┌─ DATASET ROWS

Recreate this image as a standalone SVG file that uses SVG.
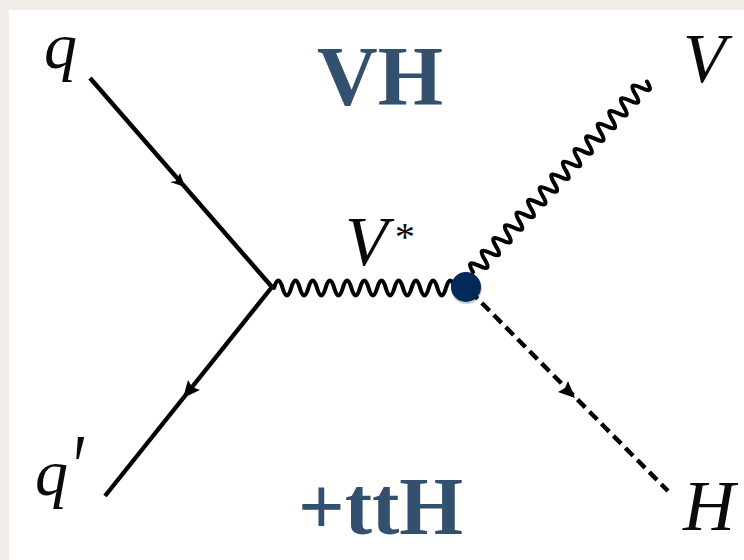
<svg xmlns="http://www.w3.org/2000/svg" width="744" height="560" viewBox="0 0 744 560">
<style>
.m{font-family:"Liberation Serif","Times New Roman",serif;font-style:italic;fill:#0a0a0a}
.t{font-family:"Liberation Serif","Times New Roman",serif;font-weight:bold;fill:#34506f}
.l{fill:none;stroke:#000;stroke-width:4.4;stroke-linecap:butt}
.w{fill:none;stroke:#000;stroke-width:4;stroke-linecap:round;stroke-linejoin:round}
</style>
<rect width="744" height="560" fill="#f0eee7"/>
<rect x="9" y="10" width="735" height="550" fill="#fff"/>
<g id="connectors">
<path class="l" d="M90 78L272 287"/>
<path class="l" d="M105 496L272 287"/>
<path class="w" d="M274 288q4.300 -15 8.600 0t8.600 0t8.600 0t8.600 0t8.600 0t8.600 0t8.600 0t8.600 0t8.600 0t8.600 0t8.600 0t8.600 0t8.600 0t8.600 0t8.600 0t8.600 0t8.600 0t8.600 0t8.600 0t8.600 0t8.600 0"/>
<path class="w" transform="translate(473 272) rotate(-47.6)" d="M0 0q4.300 -15 8.600 0t8.600 0t8.600 0t8.600 0t8.600 0t8.600 0t8.600 0t8.600 0t8.600 0t8.600 0t8.600 0t8.600 0t8.600 0t8.600 0t8.600 0t8.600 0t8.600 0t8.600 0t8.600 0t8.600 0t8.600 0t8.600 0t8.600 0t8.600 0t8.600 0t8.600 0t8.600 0t8.600 0t8.600 0t8.600 0"/>
<path class="l" stroke-dasharray="11 6" stroke-dashoffset="3" d="M472 293L668 491"/>
<polygon points="185,187 180,173 176,181 170,182"/>
<polygon points="183,398 188,380 192,387 200,390"/>
<polygon points="575,398 568,381 565,388 558,392"/>
</g>
<g id="vertex">
<circle cx="466.5" cy="288.500" r="15.500" fill="#000" opacity=".2"/>
<circle cx="466" cy="287" r="15" fill="#012a5b"/>
</g>
<g id="label-q"><text class="m" x="44" y="68" font-size="66">q</text></g>
<g id="label-qprime"><text class="m" x="35" y="495" font-size="66">q</text><text class="m" transform="translate(69 498) scale(1 1.4)" font-size="66">′</text></g>
<g id="label-vstar"><text class="m" x="345" y="265" font-size="70">V</text><text class="m" x="393" y="250" font-size="40" font-style="normal">*</text></g>
<g id="label-v"><text class="m" x="683" y="82" font-size="70">V</text></g>
<g id="label-h"><text class="m" x="683" y="530" font-size="72">H</text></g>
<g id="title-vh"><text class="t" x="317" y="105" font-size="84">VH</text></g>
<g id="title-tth"><text class="t" x="298" y="534" font-size="82">+ttH</text></g>
</svg>
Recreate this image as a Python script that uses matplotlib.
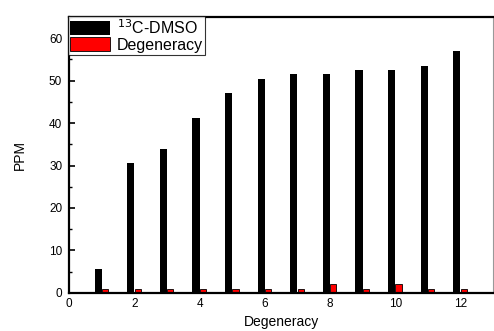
import numpy as np
import matplotlib
matplotlib.use("Agg")
import matplotlib.pyplot as plt
from matplotlib.ticker import MultipleLocator

plt.rcParams["font.family"] = ["Liberation Sans", "DejaVu Sans"]

degeneracy = [1, 2, 3, 4, 5, 6, 7, 8, 9, 10, 11, 12]
dmso_ppm = [5.6, 30.5, 33.9, 41.2, 47.1, 50.3, 51.6, 51.6, 52.4, 52.4, 53.4, 57.0]
degen_vals = [1, 1, 1, 1, 1, 1, 1, 2, 1, 2, 1, 1]

x = np.array(degeneracy)

fig = plt.figure(figsize=(4.94, 3.31), dpi=100)
ax = fig.add_axes([0.14, 0.115, 0.858, 0.834])

ax.bar(x - 0.11, dmso_ppm, width=0.22, color="black", label="$^{13}$C-DMSO")
ax.bar(x + 0.1, degen_vals, width=0.19, color="red", edgecolor="black",
       linewidth=0.6, label="Degeneracy")

ax.set_xlim(0, 13)
ax.set_ylim(0, 65)
ax.xaxis.set_major_locator(MultipleLocator(2))
ax.yaxis.set_major_locator(MultipleLocator(10))
ax.yaxis.set_minor_locator(MultipleLocator(5))
ax.tick_params(axis="y", which="both", direction="in", labelsize=8.5, pad=5)
ax.tick_params(axis="y", which="major", length=4, width=1.2)
ax.tick_params(axis="y", which="minor", length=2.5, width=1)
ax.tick_params(axis="x", length=0, labelsize=8.5, pad=4)

for s in ["left", "bottom", "top"]:
    ax.spines[s].set_linewidth(1.6)
ax.spines["right"].set_linewidth(0.8)
ax.spines["right"].set_color("#999999")

ax.set_xlabel("Degeneracy", fontsize=10, labelpad=3)
ax.set_ylabel("PPM", fontsize=10, labelpad=16)

leg = ax.legend(loc="upper left", bbox_to_anchor=(-0.003, 1.005), fontsize=11.5,
                frameon=True, fancybox=False, edgecolor="black",
                handlelength=2.5, handleheight=0.95, handletextpad=0.4,
                borderpad=0.15, labelspacing=0.05, borderaxespad=0)
leg.get_frame().set_linewidth(0.8)
leg.set_zorder(5)

fig.savefig("out.png", dpi=100)
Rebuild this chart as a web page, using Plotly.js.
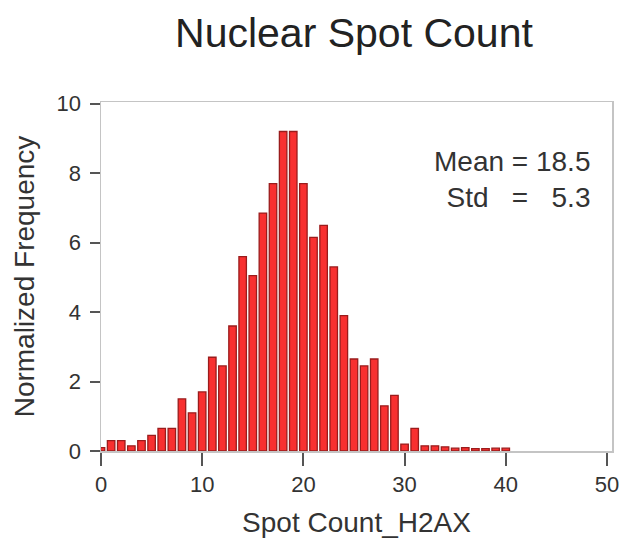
<!DOCTYPE html>
<html>
<head>
<meta charset="utf-8">
<script src="https://cdn.plot.ly/plotly-3.0.1.min.js"></script>
<style>
  html, body { margin: 0; padding: 0; background: #fff; }
  #chart { width: 621px; height: 539px; }
</style>
</head>
<body>
<div id="chart"></div>
<script>
// Histogram of nuclear spot counts (H2AX), one bin per integer count
const spotCount = [0, 1, 2, 3, 4, 5, 6, 7, 8, 9, 10, 11, 12, 13, 14, 15, 16, 17, 18, 19, 20,
                   21, 22, 23, 24, 25, 26, 27, 28, 29, 30, 31, 32, 33, 34, 35, 36, 37, 38, 39, 40];
const normFreq  = [0.1, 0.3, 0.3, 0.15, 0.3, 0.45, 0.65, 0.65, 1.5, 1.1, 1.7, 2.7, 2.45, 3.6, 5.6, 5.05, 6.85, 7.7, 9.2, 9.2, 7.7,
                   6.15, 6.5, 5.3, 3.9, 2.65, 2.45, 2.65, 1.3, 1.6, 0.2, 0.65, 0.15, 0.15, 0.12, 0.08, 0.1, 0.07, 0.07, 0.08, 0.08];
const xTicks = [0, 10, 20, 30, 40, 50];
const yTicks = [0, 2, 4, 6, 8, 10];
const meanValue = "18.5";
const stdValue = "5.3";

const font = "Liberation Sans, Arial, Helvetica, sans-serif";
const textColor = "#333333";

const trace = {
  type: "bar",
  x: spotCount,
  y: normFreq,
  width: 0.74,
  marker: {
    color: "#f83030",
    line: { color: "#9a1c1c", width: 1.3 }
  },
  hoverinfo: "x+y"
};

const layout = {
  width: 621,
  height: 539,
  paper_bgcolor: "#ffffff",
  plot_bgcolor: "#ffffff",
  margin: { l: 101, r: 9, t: 102, b: 88 },
  showlegend: false,
  bargap: 0,
  font: { family: font, color: textColor },
  title: {
    text: "Nuclear Spot Count",
    font: { family: font, size: 41, color: "#222222" },
    xref: "paper", x: 0.495, xanchor: "center",
    yref: "container", y: 0.94, yanchor: "middle"
  },
  xaxis: {
    range: [0, 50.5],
    tickvals: xTicks,
    ticktext: xTicks.map(String),
    ticks: "outside",
    ticklen: 13,
    tickwidth: 2,
    tickcolor: "#555555",
    showline: true,
    linecolor: "#c4c4c4",
    linewidth: 1.5,
    mirror: true,
    showgrid: false,
    zeroline: false,
    tickfont: { family: font, size: 22, color: textColor },
    title: {
      text: "Spot Count_H2AX",
      font: { family: font, size: 28, color: textColor },
      standoff: 16
    }
  },
  yaxis: {
    range: [0, 10.05],
    tickvals: yTicks,
    ticktext: yTicks.map(String),
    ticks: "outside",
    ticklen: 10,
    tickwidth: 2,
    tickcolor: "#555555",
    ticklabelstandoff: 4,
    showline: true,
    linecolor: "#c4c4c4",
    linewidth: 1.5,
    mirror: true,
    showgrid: false,
    zeroline: false,
    tickfont: { family: font, size: 22, color: textColor },
    title: {
      text: "Normalized Frequency",
      font: { family: font, size: 28, color: textColor },
      standoff: 14
    }
  },
  annotations: [{
    xref: "paper", yref: "paper",
    x: 0.96, y: 0.88,
    xanchor: "right", yanchor: "top",
    align: "right",
    showarrow: false,
    text: "Mean = " + meanValue + "<br>Std\u00a0\u00a0\u00a0=\u00a0\u00a0\u00a0" + stdValue,
    font: { family: font, size: 28, color: textColor }
  }]
};

Plotly.newPlot("chart", [trace], layout, { staticPlot: true, displayModeBar: false });
</script>
</body>
</html>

└─

INSTRUCTION.
Pictures in the material above should be skipped; print exactly the lines from the one with "Recreate this image as a Python" through the one with "ax = fig.add_axes([0.14, 0.115, 0.858, 0.834])".

ANSWER TO THE PROBLEM.
Recreate this image as a Python script that uses matplotlib.
import numpy as np
import matplotlib
matplotlib.use("Agg")
import matplotlib.pyplot as plt
from matplotlib.ticker import MultipleLocator

plt.rcParams["font.family"] = ["Liberation Sans", "DejaVu Sans"]

degeneracy = [1, 2, 3, 4, 5, 6, 7, 8, 9, 10, 11, 12]
dmso_ppm = [5.6, 30.5, 33.9, 41.2, 47.1, 50.3, 51.6, 51.6, 52.4, 52.4, 53.4, 57.0]
degen_vals = [1, 1, 1, 1, 1, 1, 1, 2, 1, 2, 1, 1]

x = np.array(degeneracy)

fig = plt.figure(figsize=(4.94, 3.31), dpi=100)
ax = fig.add_axes([0.14, 0.115, 0.858, 0.834])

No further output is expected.